When the most recent eruption of Hawaii’s Kilauea volcano started last June, Melvin Sugimoto at first did not think much of it. Hawaii, where he has lived all his life, is made entirely of hardened lava, and Kilauea, perhaps the world’s most active volcano, has been adding more off and on for the last 300,000 years. “Lava is everywhere, but I never thought in a million years it would come through here,” said Sugimoto, who lives in the small town of Pahoa.

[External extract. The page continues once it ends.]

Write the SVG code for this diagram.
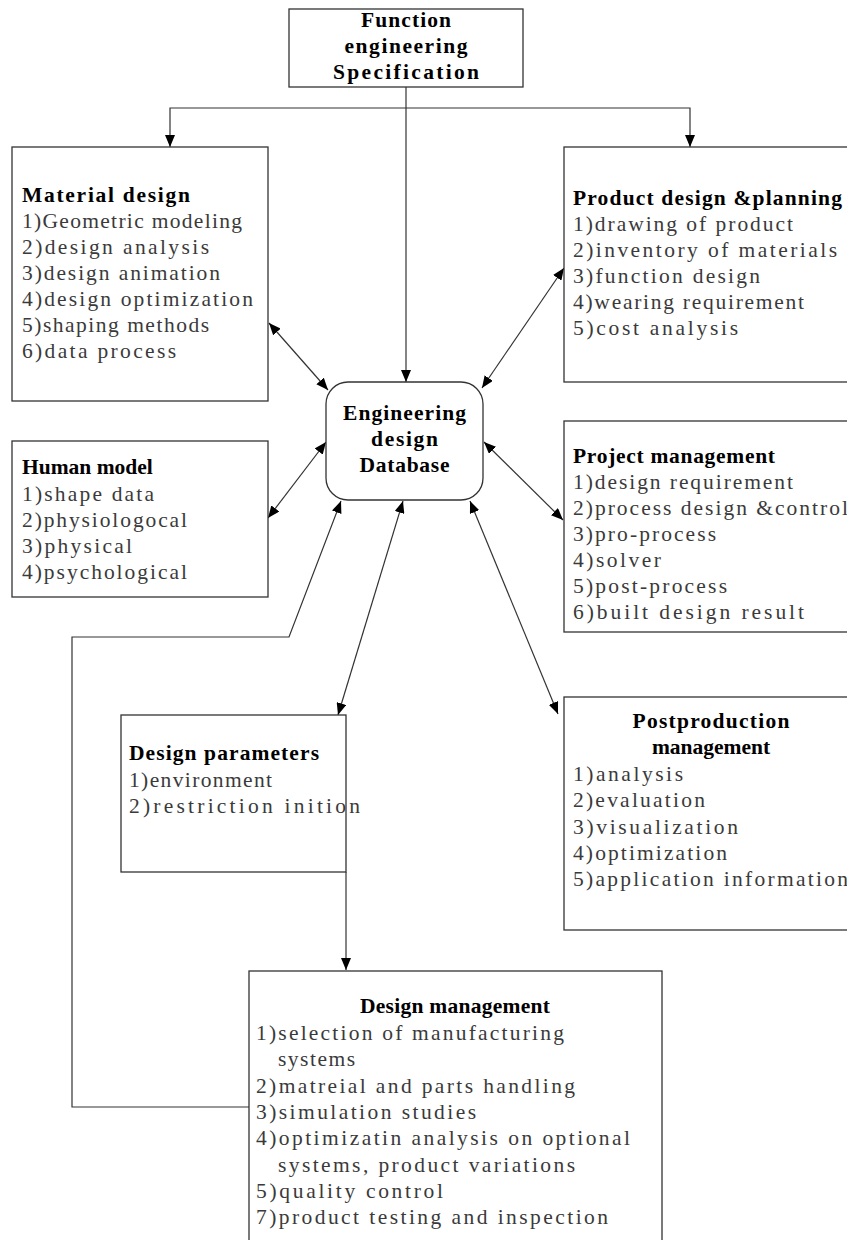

The source of this eruption is the Pu’u ‘O’O vent, on the vast, mostly unpopulated flanks below Kilauea’s summit. The vent first came to life in 1983, and has since sent dozens of flows seaward. Eruptions have buried some 50 square miles of existing land up to 300 feet deep–much of it in Hawaii Volcanoes National Park, but also along the populous coast, where they have obliterated some 200 homes and 9 miles of coastal road. This has added about 500 acres of new land–mostly solid rock, actually–along the coast, where the lava has reached the ocean.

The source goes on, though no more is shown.